Although often handled through investment accounts like 401(k)s or IRAs, having additional savings specifically for retirement can provide extra security and peace of mind. A retirement fund is crucial for long-term financial stability and comfort. 

Charity or Gifting Fund

If giving back is important to you, set aside money for charitable donations or gifts for family and friends. This bucket allows you to support causes you care about and share your blessings with others. 

Managing Multiple Savings Buckets

Benefits of Multiple Savings Buckets

Creating multiple buckets can significantly enhance your financial management strategy. Each bucket serves a specific purpose, ensuring that your savings are aligned with your personal and financial priorities. Let’s explore the various benefits in more detail:

  • Clarity and organization: Having multiple buckets provides a clear view of your financial goals and progress. It helps you stay organized and prevents the temptation to dip into funds designated for specific purposes.
  • Financial preparedness: Life is full of unexpected events and expenses.
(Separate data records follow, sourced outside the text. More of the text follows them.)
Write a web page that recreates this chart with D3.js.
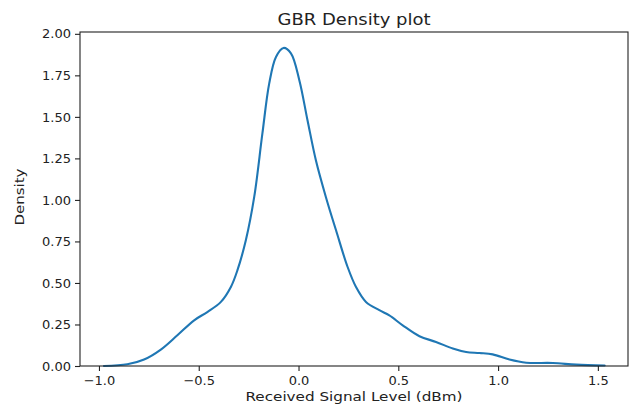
<!DOCTYPE html>
<html>
<head>
<meta charset="utf-8">
<script src="https://cdn.jsdelivr.net/npm/d3@7"></script>
<style>
  body { margin: 0; background: #fff; }
  text { font-family: "DejaVu Sans", sans-serif; fill: #222; }
</style>
</head>
<body>
<svg id="chart" width="634" height="404"></svg>
<script>
// density curve
var signalLevel = [-0.975, -0.858, -0.774, -0.690, -0.607, -0.523, -0.457, -0.389, -0.339, -0.306,
                   -0.264, -0.222, -0.181, -0.147, -0.113, -0.075, -0.038, 0.004, 0.045, 0.087,
                   0.137, 0.188, 0.246, 0.288, 0.338, 0.405, 0.455, 0.522, 0.606, 0.689,
                   0.773, 0.840, 0.907, 0.973, 1.057, 1.141, 1.274, 1.392, 1.534];
var density = [0.000, 0.010, 0.039, 0.099, 0.185, 0.275, 0.325, 0.386, 0.476, 0.577,
               0.757, 1.018, 1.400, 1.700, 1.861, 1.915, 1.882, 1.721, 1.480, 1.239,
               1.018, 0.817, 0.596, 0.476, 0.386, 0.336, 0.305, 0.245, 0.179, 0.145,
               0.105, 0.084, 0.078, 0.070, 0.039, 0.020, 0.018, 0.008, 0.003];
var xTicks = [-1.0, -0.5, 0.0, 0.5, 1.0, 1.5];
var yTicks = [0.00, 0.25, 0.50, 0.75, 1.00, 1.25, 1.50, 1.75, 2.00];

var svg = d3.select("#chart");
var plotL = 80, plotR = 628, plotT = 32, plotB = 366;

var x = d3.scaleLinear().domain([-1.095, 1.651]).range([plotL, plotR]);
var y = d3.scaleLinear().domain([0, 2.011]).range([plotB, plotT]);

var pts = signalLevel.map(function(v, i) { return { x: v, y: density[i] }; });

var line = d3.line()
    .x(function(d) { return x(d.x); })
    .y(function(d) { return y(d.y); })
    .curve(d3.curveCatmullRom.alpha(0.5));

svg.append("path")
    .datum(pts)
    .attr("d", line)
    .attr("fill", "none")
    .attr("stroke", "#1f77b4")
    .attr("stroke-width", 2.1)
    .attr("stroke-linejoin", "round")
    .attr("stroke-linecap", "round");

// axes
var xAxis = d3.axisBottom(x).tickValues(xTicks).tickSize(5).tickPadding(5)
    .tickFormat(function(d) { return d3.format(".1f")(d).replace("-", "\u2212"); });
var yAxis = d3.axisLeft(y).tickValues(yTicks).tickSize(5).tickPadding(4)
    .tickFormat(d3.format(".2f"));

var gx = svg.append("g").attr("transform", "translate(0," + plotB + ")").call(xAxis);
var gy = svg.append("g").attr("transform", "translate(" + plotL + ",0)").call(yAxis);

[gx, gy].forEach(function(g) {
    g.select(".domain").remove();
    g.selectAll(".tick line").attr("stroke", "#222").attr("stroke-width", 1.1);
    g.selectAll(".tick text")
        .style("font-family", "DejaVu Sans")
        .style("font-size", "13px")
        .attr("fill", "#222");
});

// frame
svg.append("rect")
    .attr("x", plotL).attr("y", plotT)
    .attr("width", plotR - plotL).attr("height", plotB - plotT)
    .attr("fill", "none")
    .attr("stroke", "#222")
    .attr("stroke-width", 1.1);

// labels
svg.append("text")
    .attr("x", (plotL + plotR) / 2).attr("y", 25)
    .attr("text-anchor", "middle")
    .style("font-size", "16px")
    .attr("textLength", 153).attr("lengthAdjust", "spacingAndGlyphs")
    .text("GBR Density plot");

svg.append("text")
    .attr("x", (plotL + plotR) / 2).attr("y", 401)
    .attr("text-anchor", "middle")
    .style("font-size", "13px")
    .attr("textLength", 217).attr("lengthAdjust", "spacingAndGlyphs")
    .text("Received Signal Level (dBm)");

svg.append("text")
    .attr("transform", "translate(24,197) rotate(-90)")
    .attr("text-anchor", "middle")
    .style("font-size", "13px")
    .attr("textLength", 57).attr("lengthAdjust", "spacingAndGlyphs")
    .text("Density");
</script>
</body>
</html>
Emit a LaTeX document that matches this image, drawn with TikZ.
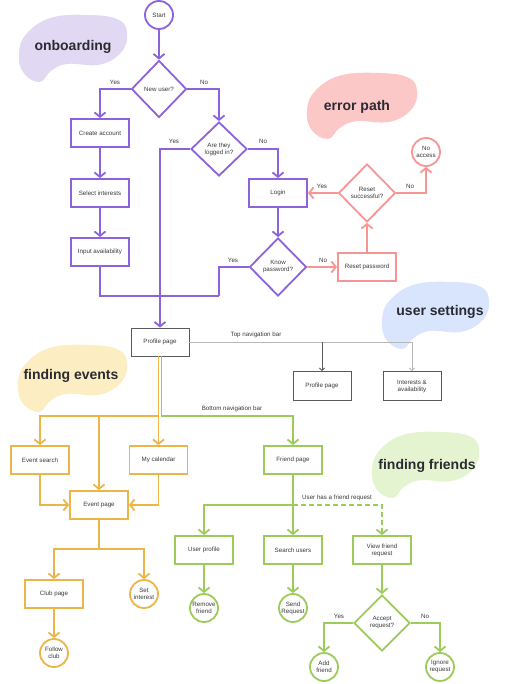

Multiple savings buckets ensure that you are financially prepared for various scenarios, reducing stress and anxiety.
  • Goal achievement: By allocating money to different buckets, you can systematically work towards achieving your financial goals, whether it’s buying a home, going on a dream vacation, or pursuing further education.

Setting Up Your Savings Buckets

To effectively set up your savings buckets, follow these steps:

  1. Identify your goals: Start by listing your financial goals and categorizing them based on their time frames and importance. This will help you determine how many buckets you need and how to prioritize them.
  2. Determine the amounts: Calculate how much you need to save for each goal. This involves setting target amounts and deadlines for each bucket.
  3. Choose the right accounts: For instance, use a high-yield savings account for your emergency fund and a money market account for your travel fund.
  4. Automate your savings: Set up automatic transfers from your checking account to your savings buckets. This ensures consistent saving without the temptation to spend the money elsewhere.
  5. Monitor and adjust: Regularly review your progress and make adjustments as needed. Life circumstances and goals can change, so it’s essential to stay flexible and adapt your strategy accordingly.

Practical Tips for Managing Multiple Savings Buckets

While setting financial goals may not seem as challenging, implementing and maintaining multiple savings buckets will require some serious planning and discipline. Here are some practical tips to help you manage your savings effectively and ensure each bucket serves its intended purpose:

  • Your financial situation and goals will evolve over time. Be open to revisiting and adjusting your savings buckets as needed.  
  • While having multiple savings buckets is beneficial, don’t create so many that it becomes overwhelming. Focus on the most important goals and consolidate where possible. 
  • Ensure that critical needs like the emergency fund and essential expenses are fully funded before allocating money to less urgent goals.
  • Schedule regular check-ins, such as monthly or quarterly, to review your savings progress and make any necessary adjustments.

To Sum Up

Building multiple savings buckets is a powerful strategy for managing your finances effectively and achieving your goals. Start by identifying your goals, setting up the appropriate accounts, and automating your savings. Regularly monitor your progress and make adjustments as needed. 

With a well-structured savings plan, you’ll be on your way to financial security and peace of mind. Begin today by setting up your savings buckets, and watch as your financial security and peace of mind grow steadily.